### Request
Work through the data line by line, gathering every line that has the word "seaborn".

* * * * * * * * *

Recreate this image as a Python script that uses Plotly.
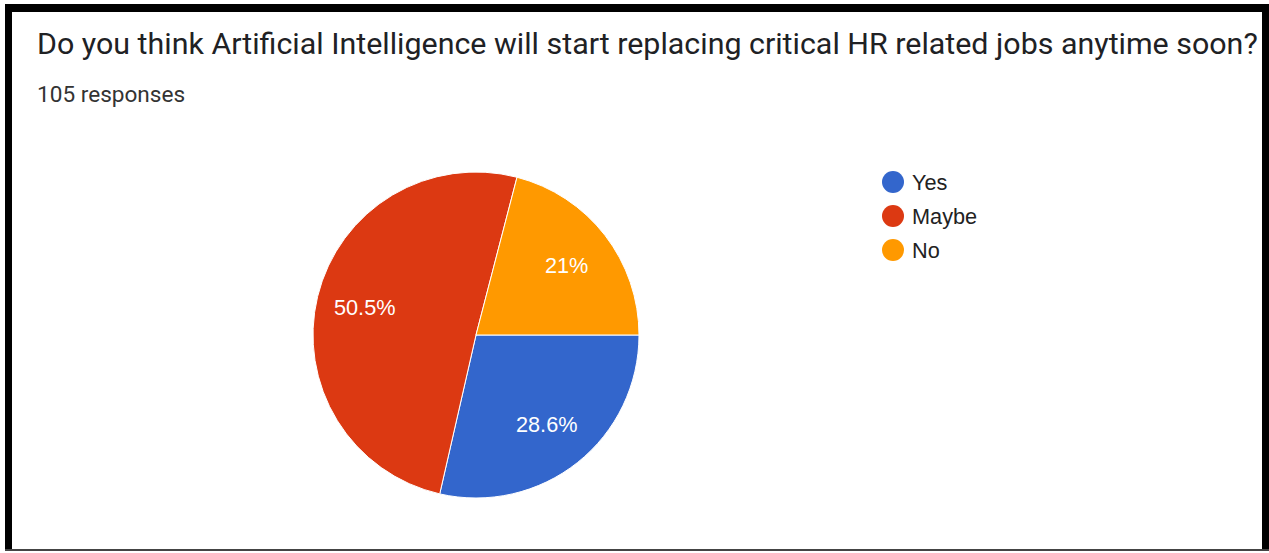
import math
import plotly.graph_objects as go

W, H = 1269, 553

# survey data (105 responses)
labels = ["Yes", "Maybe", "No"]
counts = [30, 53, 22]
colors = ["#3366cc", "#dc3912", "#ff9900"]

title_text = "Do you think Artificial Intelligence will start replacing critical HR related jobs anytime soon?"
total = sum(counts)
subtitle_text = f"{total} responses"

pct_text = [f"{round(c / total * 100, 1):g}%" for c in counts]

# pie geometry in pixels (centre + radius), like the google forms card
CX, CY, R = 476, 335, 163
START_DEG = 0  # first slice starts at 3 o'clock, goes clockwise
LABEL_R = 0.70  # google charts puts labels further out than plotly does

CHART_FONT = "Liberation Sans, Arial, sans-serif"
TITLE_FONT = "Roboto, Arial, sans-serif"


def px_x(x):
    return x / W


def px_y(y):
    return 1 - y / H


fig = go.Figure()

fig.add_trace(go.Pie(
    labels=labels,
    values=counts,
    textinfo="none",
    sort=False,
    direction="clockwise",
    rotation=90,
    marker=dict(colors=colors, line=dict(color="white", width=1)),
    domain=dict(x=[px_x(CX - R), px_x(CX + R)], y=[px_y(CY + R), px_y(CY - R)]),
    showlegend=False,
    hoverinfo="label+value+percent",
))

shapes = []
annotations = []

# slice labels, placed at the middle angle of each slice
cum = 0.0
for c, t in zip(counts, pct_text):
    frac = c / total
    theta = math.radians(START_DEG - 360 * (cum + frac / 2))
    lx = CX + LABEL_R * R * math.cos(theta)
    ly = CY - LABEL_R * R * math.sin(theta)
    cum += frac
    annotations.append(dict(
        x=px_x(lx), y=px_y(ly), xref="paper", yref="paper",
        text=t, showarrow=False, xanchor="center", yanchor="middle",
        font=dict(family=CHART_FONT, size=21.7, color="white"),
    ))

# custom legend with round markers
for i, (lab, col) in enumerate(zip(labels, colors)):
    cy = 182 + 34 * i
    shapes.append(dict(
        type="circle", xref="paper", yref="paper",
        xsizemode="pixel", ysizemode="pixel",
        xanchor=px_x(893), yanchor=px_y(cy),
        x0=-11, x1=11, y0=-11, y1=11,
        fillcolor=col, line=dict(width=0),
    ))
    annotations.append(dict(
        x=px_x(910), y=px_y(cy), xref="paper", yref="paper",
        text=lab, showarrow=False, xanchor="left", yanchor="middle",
        font=dict(family=CHART_FONT, size=21.7, color="#222222"),
    ))

annotations.append(dict(
    x=px_x(35), y=px_y(43), xref="paper", yref="paper",
    text=title_text, showarrow=False, xanchor="left", yanchor="middle",
    font=dict(family=TITLE_FONT, size=30.4, color="#202124"),
))
annotations.append(dict(
    x=px_x(35), y=px_y(94), xref="paper", yref="paper",
    text=subtitle_text, showarrow=False, xanchor="left", yanchor="middle",
    font=dict(family=TITLE_FONT, size=22.6, color="#333333"),
))

# black frame around the card
frame = "#000000"
shapes += [
    dict(type="rect", xref="paper", yref="paper", x0=px_x(5), x1=px_x(12), y0=px_y(551), y1=px_y(4),
         fillcolor=frame, line=dict(width=0)),
    dict(type="rect", xref="paper", yref="paper", x0=px_x(5), x1=px_x(1269), y0=px_y(12), y1=px_y(4),
         fillcolor=frame, line=dict(width=0)),
    dict(type="rect", xref="paper", yref="paper", x0=px_x(1262), x1=px_x(1269), y0=px_y(551), y1=px_y(4),
         fillcolor=frame, line=dict(width=0)),
    dict(type="rect", xref="paper", yref="paper", x0=px_x(5), x1=px_x(1269), y0=px_y(551), y1=px_y(549),
         fillcolor="#444444", line=dict(width=0)),
]

fig.update_layout(
    width=W, height=H,
    margin=dict(l=0, r=0, t=0, b=0),
    paper_bgcolor="white",
    plot_bgcolor="white",
    shapes=shapes,
    annotations=annotations,
)

# drop the browser's default body margin so the figure sits at 0,0
fig.write_html("out.html", config={"displayModeBar": False},
               post_script="document.body.style.margin='0';")
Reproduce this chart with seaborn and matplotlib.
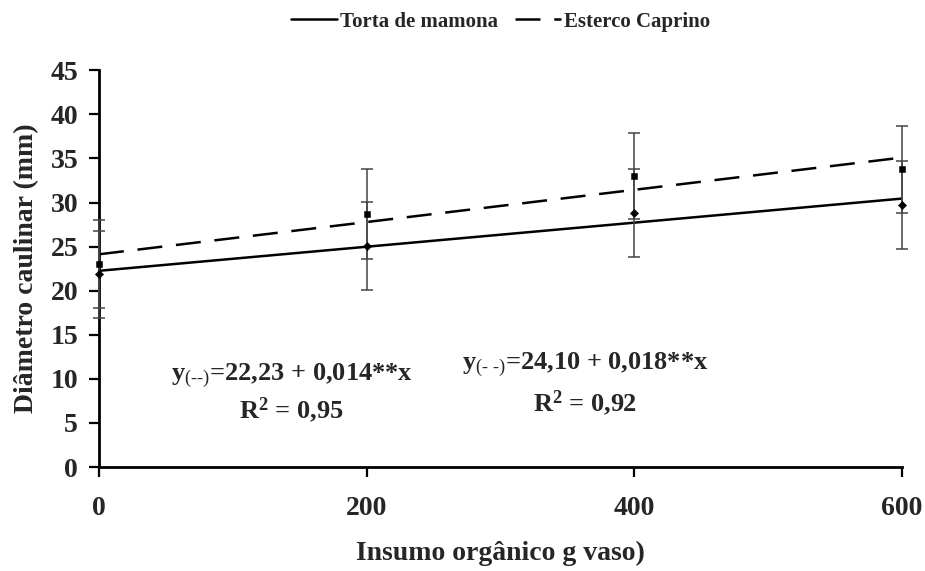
import numpy as np
import pandas as pd
import matplotlib
matplotlib.use("Agg")
import matplotlib.pyplot as plt
import seaborn as sns
from matplotlib.lines import Line2D

# ---- data ----
doses = [0, 200, 400, 600]
torta_mean = [21.85, 25.05, 28.8, 29.7]
torta_err = [4.95, 5.0, 5.0, 5.0]
caprino_mean = [23.0, 28.7, 33.0, 33.75]
caprino_err = [5.0, 5.05, 4.9, 4.95]
series_names = ["Torta de mamona", "Esterco Caprino"]
eq_torta = "22,23 + 0,014**x"
eq_caprino = "24,10 + 0,018**x"
r2_torta = "0,95"
r2_caprino = "0,92"
xticks = [0, 200, 400, 600]
yticks = list(range(0, 50, 5))

sns.set_style("white")
plt.rcParams["font.family"] = ["Liberation Serif", "DejaVu Serif"]
plt.rcParams["mathtext.fontset"] = "custom"
plt.rcParams["mathtext.rm"] = "Liberation Serif"
plt.rcParams["mathtext.bf"] = "Liberation Serif:bold"
plt.rcParams["mathtext.it"] = "Liberation Serif:italic"

df_t = pd.DataFrame({"x": doses, "y": torta_mean})
df_c = pd.DataFrame({"x": doses, "y": caprino_mean})

fig = plt.figure(figsize=(9.25, 5.71), dpi=100)
ax = fig.add_axes([0.107, 0.182, 0.868, 0.695])

dash = (0, (10, 5.5))
sns.regplot(data=df_t, x="x", y="y", ax=ax, ci=None, scatter=False,
            line_kws=dict(color="black", lw=1.8, clip_on=False))
sns.regplot(data=df_c, x="x", y="y", ax=ax, ci=None, scatter=False,
            line_kws=dict(color="black", lw=1.8, linestyle=dash, clip_on=False))

for m, e in [(torta_mean, torta_err), (caprino_mean, caprino_err)]:
    eb = ax.errorbar(doses, m, yerr=e, fmt="none", ecolor="#444444", elinewidth=1.1,
                     capsize=4, capthick=1.1, zorder=3)
    for art in list(eb.lines[1]) + list(eb.lines[2]):
        art.set_clip_on(False)

sns.scatterplot(data=df_t, x="x", y="y", ax=ax, marker="D", s=18, color="black",
                edgecolor="black", zorder=4, clip_on=False)
sns.scatterplot(data=df_c, x="x", y="y", ax=ax, marker="s", s=22, color="black",
                edgecolor="black", zorder=4, clip_on=False)

ax.set_xlim(0, 600)
ax.set_ylim(0, 45)
ax.set_xticks(xticks)
ax.set_yticks(yticks)
ax.set_xticklabels([str(v) for v in xticks], fontsize=20, fontweight="bold")
ax.set_yticklabels([str(v) for v in yticks], fontsize=20, fontweight="bold")
ax.tick_params(axis="both", direction="out", length=7, width=1.6, color="black",
               bottom=True, left=True)
ax.tick_params(axis="x", pad=14)
ax.tick_params(axis="y", pad=8)
for s in ["top", "right"]:
    ax.spines[s].set_visible(False)
for s in ["left", "bottom"]:
    ax.spines[s].set_color("black")
    ax.spines[s].set_linewidth(2.0)

ax.set_xlabel("Insumo orgânico g vaso)", fontsize=20, fontweight="bold", labelpad=14)
ax.set_ylabel("Diâmetro caulinar (mm)", fontsize=20, fontweight="bold", labelpad=8)

ax.text(144, 10.4, "y$_{\\mathrm{(\u2010\u2010)}}$=" + eq_torta, fontsize=19,
        fontweight="bold", ha="center", va="center")
ax.text(144, 6.5, r"R$^{\mathbf{2}}$ = " + r2_torta, fontsize=19, fontweight="bold",
        ha="center", va="center")
ax.text(363, 11.6, "y$_{\\mathrm{(\u2010\\ \u2010)}}$=" + eq_caprino, fontsize=19,
        fontweight="bold", ha="center", va="center")
ax.text(363, 7.3, r"R$^{\mathbf{2}}$ = " + r2_caprino, fontsize=19, fontweight="bold",
        ha="center", va="center")

handles = [Line2D([], [], color="black", lw=1.8),
           Line2D([], [], color="black", lw=1.8, linestyle=dash)]
fig.legend(handles, series_names, loc="center", bbox_to_anchor=(0.541, 0.962), ncol=2,
           frameon=False, prop=dict(family="Liberation Serif", weight="bold", size=15),
           handlelength=2.2, handletextpad=0.15, columnspacing=0.8)

fig.savefig("out.png", dpi=100)
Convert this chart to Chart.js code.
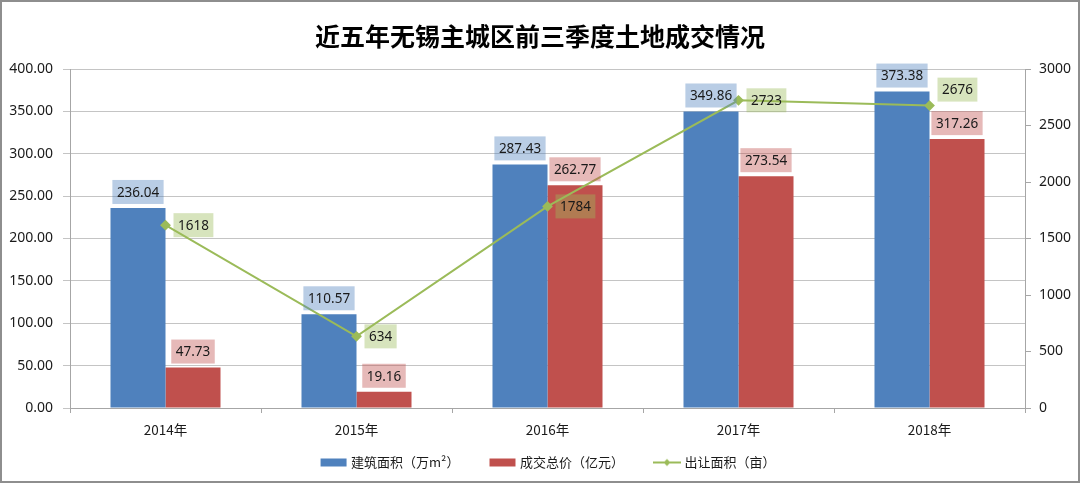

* * * * * * * * *

### The result
Reproduce this chart with seaborn and matplotlib.
import seaborn as sns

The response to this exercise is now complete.